CARTA DE OUTONO
    Pensarás que não te escrevi antes porque o verão
    consome a energia da alma com um apetite solar; e
    porque as tempestades do crepúsculo incendiaram as
    palavras com o rápido fogo aéreo. No entanto, eu
    ouço aquelas aves que gastaram as asas na travessia
    do Espírito, cujos olhos viram o que havia de duvidoso
    nas traseiras do invisível, onde um deus culpado
    se esconde e se ouvem as vozes sem nexo dos
    anjos enlouquecidos. Essas aves deixaram de saber voar;
    agarram-se aos ramos dos arbustos e, ao fim da tarde,
    gritam em direcção às nuvens com os olhos secos e
    sem medo. Abri-lhes o peito: e encontrei as entranhas
    verdes como as folhas perenes do norte. Então,
    ouço-te bater por dentro de mim, embora estejas morto;
    e os teus dedos tenham perdido a força antiga que
    desafiava a sombra. Procuro uma entrada no átrio
    desabrigado da página; avanço entre sílabas e versos
    perdendo-me do silêncio na insistência dos passos.
    O passado é todo o dia de ontem; a vida coube-me
    neste bolso do infinito onde guardei os últimos cigarros;
    o teu amor gastou-se com um breve brilho de
    isqueiro. Saio sem desejo dos desertos de outubro
    e novembro, arrastando o outono com os pés, nas planícies
    provisórias de um esquecimento de estações.
    Nuno Júdice, in Poemas em Voz Alta
    Poemas ditos por Natália Luiza
-Esteve:
Voz: Natália Luiza-
18 Comments:
Lindo poema, com bela foto. A sensibilidade toda a fluir:) beijos*****
lindo - triste - bj cpfeio
Gosto muito desta voz e não a esqueço a ler Fernando Pessoa.
Também passo despercebido. Mas nem por isso menos atento, observador, vendo como um danado...
Quanta beleza!
Quanta tristeza!
Bjos. JP-
"Saio sem desejo dos desertos de outubro
e novembro, arrastando o outono com os pés, nas planícies provisórias de um esquecimento de estações." BELÍSSIMO! Todo o poema, mas este ultimo pedaço caiu-me no goto de um modo especial.
despedidas de outono. dolentes e belas. beijos
ADOREI! Imagens belíssimas, algumas fortes... um pouco triste, mas é exatamente tudo na medida certa. Lindão isso. Beijão.
"...Essas aves deixaram de saber voar;"
... nada mais triste quando queremos ter asas e não podemos voar...

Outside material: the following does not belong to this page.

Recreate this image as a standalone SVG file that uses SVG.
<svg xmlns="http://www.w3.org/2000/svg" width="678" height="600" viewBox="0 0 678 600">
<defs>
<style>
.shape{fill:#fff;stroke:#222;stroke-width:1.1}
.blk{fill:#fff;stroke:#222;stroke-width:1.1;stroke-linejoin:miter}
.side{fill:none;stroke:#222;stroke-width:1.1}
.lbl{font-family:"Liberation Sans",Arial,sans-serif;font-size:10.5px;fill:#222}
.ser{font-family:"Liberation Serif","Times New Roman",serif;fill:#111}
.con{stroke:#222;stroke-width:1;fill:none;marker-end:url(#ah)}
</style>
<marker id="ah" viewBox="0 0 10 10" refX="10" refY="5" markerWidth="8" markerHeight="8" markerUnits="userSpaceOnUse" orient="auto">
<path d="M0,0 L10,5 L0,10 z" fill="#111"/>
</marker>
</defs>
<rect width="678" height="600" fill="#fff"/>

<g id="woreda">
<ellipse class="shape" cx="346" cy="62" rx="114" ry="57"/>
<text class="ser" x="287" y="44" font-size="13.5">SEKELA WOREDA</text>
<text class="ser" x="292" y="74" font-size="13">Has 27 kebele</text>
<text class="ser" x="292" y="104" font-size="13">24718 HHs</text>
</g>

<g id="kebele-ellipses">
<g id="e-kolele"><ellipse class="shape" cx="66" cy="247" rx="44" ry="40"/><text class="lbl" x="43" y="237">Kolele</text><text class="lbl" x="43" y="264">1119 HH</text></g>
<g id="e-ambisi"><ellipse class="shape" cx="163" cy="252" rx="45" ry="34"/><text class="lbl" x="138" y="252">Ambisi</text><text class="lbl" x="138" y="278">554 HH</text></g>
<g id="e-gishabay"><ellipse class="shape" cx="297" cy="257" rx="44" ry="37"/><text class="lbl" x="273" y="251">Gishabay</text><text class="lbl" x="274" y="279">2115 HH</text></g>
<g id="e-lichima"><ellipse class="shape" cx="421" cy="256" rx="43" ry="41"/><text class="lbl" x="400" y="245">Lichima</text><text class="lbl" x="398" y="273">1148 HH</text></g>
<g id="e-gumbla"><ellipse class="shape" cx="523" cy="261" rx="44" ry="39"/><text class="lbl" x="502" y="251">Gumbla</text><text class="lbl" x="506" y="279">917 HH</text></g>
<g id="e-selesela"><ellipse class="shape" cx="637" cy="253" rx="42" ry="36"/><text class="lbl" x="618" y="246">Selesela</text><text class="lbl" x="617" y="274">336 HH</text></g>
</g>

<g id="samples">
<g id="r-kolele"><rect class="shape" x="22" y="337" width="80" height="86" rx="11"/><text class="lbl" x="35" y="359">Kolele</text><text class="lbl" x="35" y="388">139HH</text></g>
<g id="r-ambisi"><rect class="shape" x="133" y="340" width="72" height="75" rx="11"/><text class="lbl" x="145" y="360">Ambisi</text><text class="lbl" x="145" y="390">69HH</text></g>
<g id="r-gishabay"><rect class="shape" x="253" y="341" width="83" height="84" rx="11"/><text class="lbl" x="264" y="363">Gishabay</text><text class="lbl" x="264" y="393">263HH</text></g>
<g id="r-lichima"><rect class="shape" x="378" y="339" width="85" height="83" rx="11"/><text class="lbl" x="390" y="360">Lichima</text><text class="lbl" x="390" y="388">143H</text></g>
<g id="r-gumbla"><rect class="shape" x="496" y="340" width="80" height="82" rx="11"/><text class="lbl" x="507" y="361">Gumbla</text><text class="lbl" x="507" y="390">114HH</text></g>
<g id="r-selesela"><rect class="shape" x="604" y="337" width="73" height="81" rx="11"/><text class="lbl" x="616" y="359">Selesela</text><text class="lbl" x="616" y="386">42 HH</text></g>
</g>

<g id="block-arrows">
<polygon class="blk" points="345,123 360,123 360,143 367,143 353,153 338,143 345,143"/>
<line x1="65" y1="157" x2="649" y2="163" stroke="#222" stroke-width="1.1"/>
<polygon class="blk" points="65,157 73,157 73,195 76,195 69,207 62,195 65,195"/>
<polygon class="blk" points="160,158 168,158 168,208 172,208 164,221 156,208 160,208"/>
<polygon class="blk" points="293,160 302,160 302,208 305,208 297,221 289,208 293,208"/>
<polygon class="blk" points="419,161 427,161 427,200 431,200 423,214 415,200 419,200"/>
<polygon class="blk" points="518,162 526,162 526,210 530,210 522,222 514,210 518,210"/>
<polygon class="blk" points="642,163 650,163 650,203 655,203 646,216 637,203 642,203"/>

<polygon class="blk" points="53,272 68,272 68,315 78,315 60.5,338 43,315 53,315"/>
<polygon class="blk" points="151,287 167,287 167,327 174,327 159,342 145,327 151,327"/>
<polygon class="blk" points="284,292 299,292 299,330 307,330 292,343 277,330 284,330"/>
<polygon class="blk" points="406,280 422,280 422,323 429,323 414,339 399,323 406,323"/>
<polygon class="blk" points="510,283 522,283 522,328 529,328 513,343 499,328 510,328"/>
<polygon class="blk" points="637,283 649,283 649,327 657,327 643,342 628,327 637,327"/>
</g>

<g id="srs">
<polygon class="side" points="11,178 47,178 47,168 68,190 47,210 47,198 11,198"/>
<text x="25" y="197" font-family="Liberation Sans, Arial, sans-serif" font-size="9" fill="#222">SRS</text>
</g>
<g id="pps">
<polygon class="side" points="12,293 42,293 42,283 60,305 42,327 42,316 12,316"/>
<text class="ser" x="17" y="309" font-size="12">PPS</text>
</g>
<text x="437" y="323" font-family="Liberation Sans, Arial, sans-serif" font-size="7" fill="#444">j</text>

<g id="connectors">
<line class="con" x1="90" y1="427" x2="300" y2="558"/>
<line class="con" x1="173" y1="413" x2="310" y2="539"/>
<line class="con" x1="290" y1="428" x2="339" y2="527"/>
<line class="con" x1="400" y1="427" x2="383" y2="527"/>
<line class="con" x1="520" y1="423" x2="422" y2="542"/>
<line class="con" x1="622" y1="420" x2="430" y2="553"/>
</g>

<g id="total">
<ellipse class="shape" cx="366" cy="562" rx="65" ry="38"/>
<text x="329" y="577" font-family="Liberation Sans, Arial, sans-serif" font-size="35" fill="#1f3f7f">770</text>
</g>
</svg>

De uma beleza Outonal... Adorei!
Um abraço terno e bom fim de semana :)
Imagem e poema lindos...
Grata pela partilha.
Um abraço terno e bom fim de semana :)
Angústia do criador; angústia do Amor, angústia de outono existencial.

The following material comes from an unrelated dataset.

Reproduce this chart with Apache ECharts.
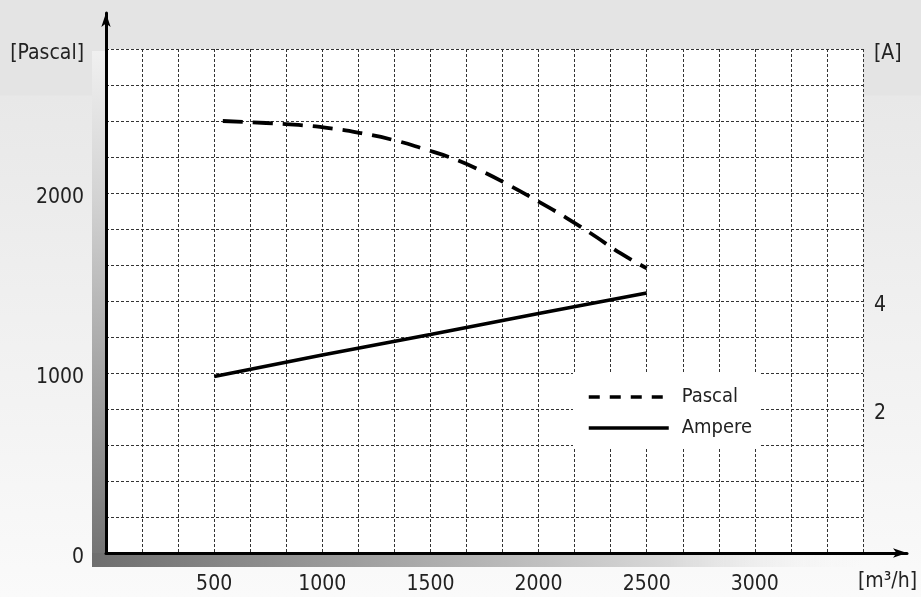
<!DOCTYPE html>
<html><head><meta charset="utf-8">
<script src="https://cdn.jsdelivr.net/npm/echarts@6/dist/echarts.min.js"></script>
<style>
html,body{margin:0;padding:0;}
body{background:linear-gradient(to bottom,#e4e4e4 0px,#e4e4e4 95px,#e8e8e8 96px,#fafafa 597px);}
#c{width:921px;height:597px;}
</style></head><body><div id="c"></div>
<script>
// ---- data ----
const airflow = [540, 740, 890, 1040, 1180, 1330, 1470, 1610, 1740, 1870, 2000, 2130, 2260, 2380, 2500];
const pascal  = [2400, 2389, 2378, 2359, 2332, 2294, 2245, 2189, 2120, 2039, 1952, 1861, 1761, 1664, 1582];
const ampereFlow = [500, 1000, 1500, 2000, 2500];
const ampere     = [2.6, 3.0, 3.38, 3.77, 4.15];
const xTicks = [500, 1000, 1500, 2000, 2500, 3000];
const pascalTicks = [0, 1000, 2000];
const ampereTicks = [2, 4];
const xUnit = '[m³/h]';
const pascalUnit = '[Pascal]';
const ampereUnit = '[A]';
const seriesNames = ['Pascal', 'Ampere'];

// axis ranges
const X_MAX = 3500, P_MAX = 2800, A_MIN = -2/3, A_MAX = 26/3;

const FONT = "'Liberation Sans Narrow','DejaVu Sans Condensed','Roboto Condensed','Liberation Sans',sans-serif";
const chart = echarts.init(document.getElementById('c'), null, {renderer:'canvas'});
const grad = (x1,y1,x2,y2,stops)=>new echarts.graphic.LinearGradient(x1,y1,x2,y2,stops);
const lblRich = {t:{fontSize:21, color:'#222', fontFamily:FONT, padding:[9,0,0,0]}};

const option = {
  animation:false,
  backgroundColor:'transparent',
  textStyle:{fontFamily:FONT},
  graphic:[
    {type:'rect', left:92, top:51, z:-10, shape:{width:14, height:502},
     style:{fill:grad(0,0,0,1,[{offset:0,color:'#f0f0f0'},{offset:0.3,color:'#d2d2d2'},{offset:1,color:'#747474'}])}},
    {type:'rect', left:92, top:553, z:-10, shape:{width:770, height:14},
     style:{fill:grad(0,0,1,0,[{offset:0,color:'#6e6e6e'},{offset:0.4,color:'#a6a6a6'},{offset:0.75,color:'#d8d8d8'},{offset:1,color:'rgba(245,245,245,0)'}])}}
  ],
  grid:[
    {left:106, right:58, top:49, bottom:44, show:true, backgroundColor:'#ffffff', borderWidth:0, outerBoundsMode:'none', containLabel:false},
    {left:106, right:14, top:13, bottom:44, show:false, outerBoundsMode:'none', containLabel:false}
  ],
  legend:{
    orient:'vertical', left:573, top:373, backgroundColor:'#ffffff',
    padding:[14,8,11,14], itemWidth:80, itemHeight:18, itemGap:11,
    itemStyle:{color:'rgba(0,0,0,0)', borderWidth:0, opacity:0},
    lineStyle:{width:3.5, color:'#000'},
    textStyle:{fontSize:20, color:'#222', fontFamily:FONT, padding:[0,0,0,8]},
    data:[{name:seriesNames[0], lineStyle:{type:[11,10], width:3.5}}, {name:seriesNames[1], lineStyle:{width:3.5}}]
  },
  xAxis:[
    {gridIndex:0, type:'value', min:0, max:X_MAX, interval:500/3,
     axisLine:{show:false}, axisTick:{show:false},
     splitLine:{show:true, lineStyle:{color:'#333', width:1, type:[3,2]}},
     axisLabel:{customValues:xTicks, margin:21, fontSize:21, color:'#222', fontFamily:FONT, formatter:v=>String(v)},
     name:xUnit, nameLocation:'end', nameGap:-5,
     nameTextStyle:{fontSize:21, color:'#222', fontFamily:FONT, verticalAlign:'top', padding:[18,0,0,0]}},
    {gridIndex:1, type:'value', min:0, max:1,
     axisLine:{show:true, onZero:false, symbol:['none','arrow'], symbolSize:[7,14], lineStyle:{color:'#000', width:3}},
     axisTick:{show:false}, axisLabel:{show:false}, splitLine:{show:false}}
  ],
  yAxis:[
    {gridIndex:0, type:'value', min:0, max:P_MAX, interval:200,
     axisLine:{show:false}, axisTick:{show:false},
     splitLine:{show:true, lineStyle:{color:'#333', width:1, type:[3,2]}},
     axisLabel:{customValues:pascalTicks.concat([P_MAX]), margin:22, fontSize:21, color:'#222', fontFamily:FONT,
       rich:lblRich, formatter:v=> '{t|' + (v===P_MAX ? pascalUnit : String(v)) + '}'}},
    {gridIndex:0, type:'value', position:'right', min:A_MIN, max:A_MAX,
     axisLine:{show:false}, axisTick:{show:false}, splitLine:{show:false},
     axisLabel:{customValues:ampereTicks.concat([A_MAX]), margin:11, fontSize:21, color:'#222', fontFamily:FONT,
       rich:lblRich, formatter:v=> '{t|' + (v>8 ? ampereUnit : String(v)) + '}'}},
    {gridIndex:1, type:'value', min:0, max:1,
     axisLine:{show:true, onZero:false, symbol:['none','arrow'], symbolSize:[7,14], lineStyle:{color:'#000', width:3}},
     axisTick:{show:false}, axisLabel:{show:false}, splitLine:{show:false}}
  ],
  series:[
    {name:seriesNames[0], type:'line', xAxisIndex:0, yAxisIndex:0, smooth:true, symbol:'none',
     data:airflow.map((x,i)=>[x,pascal[i]]),
     lineStyle:{color:'#000', width:3.8, type:[20,10]}, itemStyle:{color:'#000'}},
    {name:seriesNames[1], type:'line', xAxisIndex:0, yAxisIndex:1, symbol:'none',
     data:ampereFlow.map((x,i)=>[x,ampere[i]]),
     lineStyle:{color:'#000', width:3.6}, itemStyle:{color:'#000'}}
  ]
};
chart.setOption(option);
</script></body></html>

Ou de como a 'diseuse' influenciou a minha interpretação. Em sábado à tarde, enriquecedora foi esta dupla proposta. Agradecido.
Já bem de saúde?
Beijo. A.C.S.
Belíssima carta de outono... Repleta de magia e sentimento...
Bom f.d.s. =)
bjnhs *****
O bom gosto continua. Uma bonita imagem de Outono para um belo poema outonal e a bonita voz da Natália Luisa juntam-se e conseguem mais uma maravilha.
Beijos.
Amiga,os problemas com os comentários continuam - a nossa Márcia diz que se devem às letrinhas de segurança do blogger. Farei teste, retirando as tais letrinhas.
Até lá, aqui fica o seu texto. Beijão para aí.
Oi amiga! Estou tentanto postar este comentário nos seu blog e não consigo. Vai por aqui mesmo! rs...
A única vantagem de ficar longe tanto tempo é que na volta há muito para se ler! E aqui, há abundância de azul e beleza.
Amiga, obrigada pelo carinho, pela presença e pelas palavras sempre animadoras, viu? Te gosto muito.
Beijo grande
Ela *diz* realmente bem... o poema desencantado.
Um beijo, T, um bom domingo
Maravilhoso. Especialmente a última fala, que fica ecoando...
Quanto à voz, adoro o sotaque português.
Abraços.
Bonita voz que declama o não menos bonito poema. Excelente. Beijinhos.
"ouço-te bater por dentro de mim, embora estejas morto;
"a vida coube-me
neste bolso do infinito
"o teu amor gastou-se com um breve brilho de isqueiro "
"Saio sem desejo dos desertos de outubro
e novembro, arrastando o outono com os pés, nas planícies
provisórias de um esquecimento de estações."
Fabulosos versos!
Infinitamente melhor seja 2006!
Que a chama, emergente, cresça,cresça cresça e, iluminante, nos consuma.